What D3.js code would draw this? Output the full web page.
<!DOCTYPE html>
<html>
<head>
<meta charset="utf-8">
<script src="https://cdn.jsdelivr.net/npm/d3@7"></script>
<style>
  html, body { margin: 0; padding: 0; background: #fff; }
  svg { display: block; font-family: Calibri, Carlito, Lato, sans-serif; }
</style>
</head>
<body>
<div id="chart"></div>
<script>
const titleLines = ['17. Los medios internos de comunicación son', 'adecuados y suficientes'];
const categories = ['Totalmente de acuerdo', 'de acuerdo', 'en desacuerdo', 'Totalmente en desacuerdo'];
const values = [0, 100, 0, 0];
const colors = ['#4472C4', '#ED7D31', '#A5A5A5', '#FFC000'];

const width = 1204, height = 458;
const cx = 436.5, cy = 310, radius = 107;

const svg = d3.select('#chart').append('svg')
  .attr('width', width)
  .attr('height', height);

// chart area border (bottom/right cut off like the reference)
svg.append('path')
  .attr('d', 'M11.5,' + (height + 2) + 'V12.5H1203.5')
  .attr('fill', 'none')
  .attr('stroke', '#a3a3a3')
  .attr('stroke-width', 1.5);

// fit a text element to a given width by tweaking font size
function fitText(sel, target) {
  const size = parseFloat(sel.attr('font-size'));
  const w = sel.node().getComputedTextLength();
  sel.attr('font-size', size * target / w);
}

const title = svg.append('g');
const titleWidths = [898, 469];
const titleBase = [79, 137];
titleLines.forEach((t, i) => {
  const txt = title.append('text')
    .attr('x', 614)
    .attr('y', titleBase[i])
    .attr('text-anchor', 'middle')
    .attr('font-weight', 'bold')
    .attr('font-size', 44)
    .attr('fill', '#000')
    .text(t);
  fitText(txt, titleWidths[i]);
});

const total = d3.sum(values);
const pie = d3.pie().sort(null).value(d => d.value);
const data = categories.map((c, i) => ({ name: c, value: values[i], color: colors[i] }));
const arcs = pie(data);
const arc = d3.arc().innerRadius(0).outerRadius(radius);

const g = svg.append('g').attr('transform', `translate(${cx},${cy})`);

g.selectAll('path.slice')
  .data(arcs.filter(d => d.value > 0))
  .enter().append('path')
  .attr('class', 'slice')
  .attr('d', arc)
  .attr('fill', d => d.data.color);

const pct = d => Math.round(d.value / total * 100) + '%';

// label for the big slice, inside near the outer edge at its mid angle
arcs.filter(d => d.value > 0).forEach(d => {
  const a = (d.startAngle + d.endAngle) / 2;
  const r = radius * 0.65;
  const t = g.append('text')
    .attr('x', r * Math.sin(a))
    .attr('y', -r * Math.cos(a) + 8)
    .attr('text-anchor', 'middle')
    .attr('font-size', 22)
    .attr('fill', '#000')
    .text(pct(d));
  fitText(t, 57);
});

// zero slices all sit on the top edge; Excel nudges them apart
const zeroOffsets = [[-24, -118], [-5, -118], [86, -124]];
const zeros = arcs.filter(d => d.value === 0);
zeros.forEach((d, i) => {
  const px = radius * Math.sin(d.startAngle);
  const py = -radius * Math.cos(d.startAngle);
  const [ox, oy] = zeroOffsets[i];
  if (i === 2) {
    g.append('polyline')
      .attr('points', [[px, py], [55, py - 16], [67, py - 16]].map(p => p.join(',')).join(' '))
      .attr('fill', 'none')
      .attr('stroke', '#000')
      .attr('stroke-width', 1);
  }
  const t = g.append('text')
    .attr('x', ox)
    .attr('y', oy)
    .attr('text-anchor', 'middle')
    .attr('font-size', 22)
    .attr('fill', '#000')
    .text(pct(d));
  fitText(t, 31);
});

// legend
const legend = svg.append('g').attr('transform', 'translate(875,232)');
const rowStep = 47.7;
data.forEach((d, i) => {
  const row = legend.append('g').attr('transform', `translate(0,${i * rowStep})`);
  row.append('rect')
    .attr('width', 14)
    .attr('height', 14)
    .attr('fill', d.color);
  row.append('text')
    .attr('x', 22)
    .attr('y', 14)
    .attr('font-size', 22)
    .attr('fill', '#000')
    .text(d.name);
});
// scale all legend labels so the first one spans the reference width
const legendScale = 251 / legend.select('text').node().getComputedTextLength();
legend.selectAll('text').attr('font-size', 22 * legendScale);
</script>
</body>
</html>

* * * * * * * * *

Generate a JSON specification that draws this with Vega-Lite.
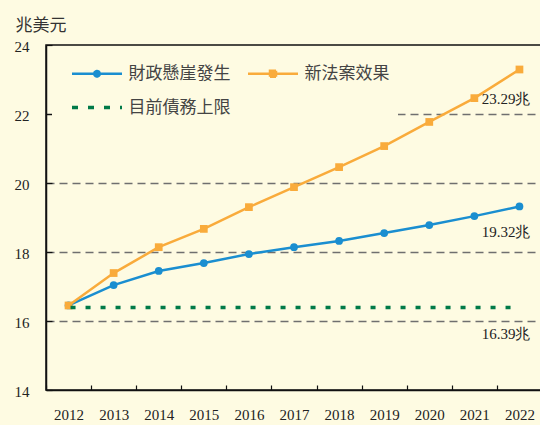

* * * * * * * * *

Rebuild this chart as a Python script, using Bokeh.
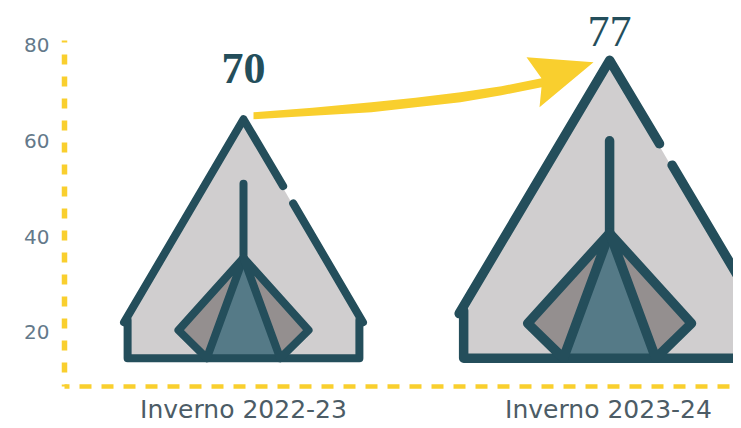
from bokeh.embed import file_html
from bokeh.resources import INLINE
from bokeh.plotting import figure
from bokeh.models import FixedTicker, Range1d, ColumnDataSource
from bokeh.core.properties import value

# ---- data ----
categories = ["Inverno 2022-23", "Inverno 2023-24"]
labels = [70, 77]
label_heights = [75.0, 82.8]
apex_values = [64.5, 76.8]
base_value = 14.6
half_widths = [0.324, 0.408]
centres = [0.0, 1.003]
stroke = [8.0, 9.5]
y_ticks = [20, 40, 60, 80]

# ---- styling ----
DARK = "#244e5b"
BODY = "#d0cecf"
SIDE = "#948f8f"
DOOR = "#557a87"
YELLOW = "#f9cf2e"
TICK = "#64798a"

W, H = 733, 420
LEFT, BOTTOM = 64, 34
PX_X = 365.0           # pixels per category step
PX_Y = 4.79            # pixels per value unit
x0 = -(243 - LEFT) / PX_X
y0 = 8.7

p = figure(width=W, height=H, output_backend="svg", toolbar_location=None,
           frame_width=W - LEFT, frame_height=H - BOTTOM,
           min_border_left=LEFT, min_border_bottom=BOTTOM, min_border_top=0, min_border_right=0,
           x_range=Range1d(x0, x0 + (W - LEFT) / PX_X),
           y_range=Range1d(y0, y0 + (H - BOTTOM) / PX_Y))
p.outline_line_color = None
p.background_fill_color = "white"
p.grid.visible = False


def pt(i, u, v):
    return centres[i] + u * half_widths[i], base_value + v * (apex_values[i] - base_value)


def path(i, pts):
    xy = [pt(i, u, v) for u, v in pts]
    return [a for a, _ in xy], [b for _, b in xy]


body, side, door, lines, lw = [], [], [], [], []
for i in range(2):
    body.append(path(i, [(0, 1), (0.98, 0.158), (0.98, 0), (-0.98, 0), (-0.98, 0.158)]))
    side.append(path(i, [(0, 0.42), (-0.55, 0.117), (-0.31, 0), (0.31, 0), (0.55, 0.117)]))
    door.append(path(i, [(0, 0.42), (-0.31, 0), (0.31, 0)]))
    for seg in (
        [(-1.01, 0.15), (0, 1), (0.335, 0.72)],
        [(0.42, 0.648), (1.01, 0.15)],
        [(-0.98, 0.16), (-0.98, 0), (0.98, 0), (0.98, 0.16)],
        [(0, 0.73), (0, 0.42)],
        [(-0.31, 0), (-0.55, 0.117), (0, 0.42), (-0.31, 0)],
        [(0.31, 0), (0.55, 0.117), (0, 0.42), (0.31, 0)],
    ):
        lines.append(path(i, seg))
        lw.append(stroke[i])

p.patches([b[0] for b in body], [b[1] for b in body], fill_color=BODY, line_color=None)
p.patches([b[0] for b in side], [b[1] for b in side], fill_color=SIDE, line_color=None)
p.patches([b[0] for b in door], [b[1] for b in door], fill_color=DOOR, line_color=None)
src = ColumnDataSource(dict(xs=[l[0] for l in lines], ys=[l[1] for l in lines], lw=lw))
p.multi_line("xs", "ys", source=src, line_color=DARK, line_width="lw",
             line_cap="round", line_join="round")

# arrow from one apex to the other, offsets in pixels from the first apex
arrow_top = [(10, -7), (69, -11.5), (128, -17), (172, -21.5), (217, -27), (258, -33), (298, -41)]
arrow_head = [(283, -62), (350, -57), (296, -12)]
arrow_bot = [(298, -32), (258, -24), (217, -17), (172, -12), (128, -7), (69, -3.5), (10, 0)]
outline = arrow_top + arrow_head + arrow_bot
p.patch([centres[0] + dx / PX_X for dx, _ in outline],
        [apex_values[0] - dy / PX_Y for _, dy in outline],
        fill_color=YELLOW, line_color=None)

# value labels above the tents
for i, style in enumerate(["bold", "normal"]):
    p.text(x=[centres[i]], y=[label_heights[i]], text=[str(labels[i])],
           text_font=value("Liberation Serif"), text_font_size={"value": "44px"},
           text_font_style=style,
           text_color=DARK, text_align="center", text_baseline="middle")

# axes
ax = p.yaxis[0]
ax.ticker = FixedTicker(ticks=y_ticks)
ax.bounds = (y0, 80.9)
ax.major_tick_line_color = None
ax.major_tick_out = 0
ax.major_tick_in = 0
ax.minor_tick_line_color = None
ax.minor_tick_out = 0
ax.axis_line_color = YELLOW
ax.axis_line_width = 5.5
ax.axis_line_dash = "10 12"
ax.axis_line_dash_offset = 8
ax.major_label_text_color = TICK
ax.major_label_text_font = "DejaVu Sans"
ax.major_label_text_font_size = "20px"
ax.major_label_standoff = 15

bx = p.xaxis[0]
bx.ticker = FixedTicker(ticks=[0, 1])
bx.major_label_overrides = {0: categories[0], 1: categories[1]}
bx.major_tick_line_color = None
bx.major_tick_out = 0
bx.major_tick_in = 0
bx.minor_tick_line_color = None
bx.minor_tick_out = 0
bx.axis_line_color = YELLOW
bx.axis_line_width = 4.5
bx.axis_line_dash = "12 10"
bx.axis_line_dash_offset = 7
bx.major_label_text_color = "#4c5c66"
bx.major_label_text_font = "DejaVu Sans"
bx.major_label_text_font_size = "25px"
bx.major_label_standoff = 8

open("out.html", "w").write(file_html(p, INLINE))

* * * * * * * * *

**Short exercise**
In the listing above, find the line containing "Rebuild this chart" and the line containing "return centres[i] +", then write out both of them and every line between, exactly, with no pictures.

**Solution for this exercise**
Rebuild this chart as a Python script, using Bokeh.
from bokeh.embed import file_html
from bokeh.resources import INLINE
from bokeh.plotting import figure
from bokeh.models import FixedTicker, Range1d, ColumnDataSource
from bokeh.core.properties import value

# ---- data ----
categories = ["Inverno 2022-23", "Inverno 2023-24"]
labels = [70, 77]
label_heights = [75.0, 82.8]
apex_values = [64.5, 76.8]
base_value = 14.6
half_widths = [0.324, 0.408]
centres = [0.0, 1.003]
stroke = [8.0, 9.5]
y_ticks = [20, 40, 60, 80]

# ---- styling ----
DARK = "#244e5b"
BODY = "#d0cecf"
SIDE = "#948f8f"
DOOR = "#557a87"
YELLOW = "#f9cf2e"
TICK = "#64798a"

W, H = 733, 420
LEFT, BOTTOM = 64, 34
PX_X = 365.0           # pixels per category step
PX_Y = 4.79            # pixels per value unit
x0 = -(243 - LEFT) / PX_X
y0 = 8.7

p = figure(width=W, height=H, output_backend="svg", toolbar_location=None,
           frame_width=W - LEFT, frame_height=H - BOTTOM,
           min_border_left=LEFT, min_border_bottom=BOTTOM, min_border_top=0, min_border_right=0,
           x_range=Range1d(x0, x0 + (W - LEFT) / PX_X),
           y_range=Range1d(y0, y0 + (H - BOTTOM) / PX_Y))
p.outline_line_color = None
p.background_fill_color = "white"
p.grid.visible = False


def pt(i, u, v):
    return centres[i] + u * half_widths[i], base_value + v * (apex_values[i] - base_value)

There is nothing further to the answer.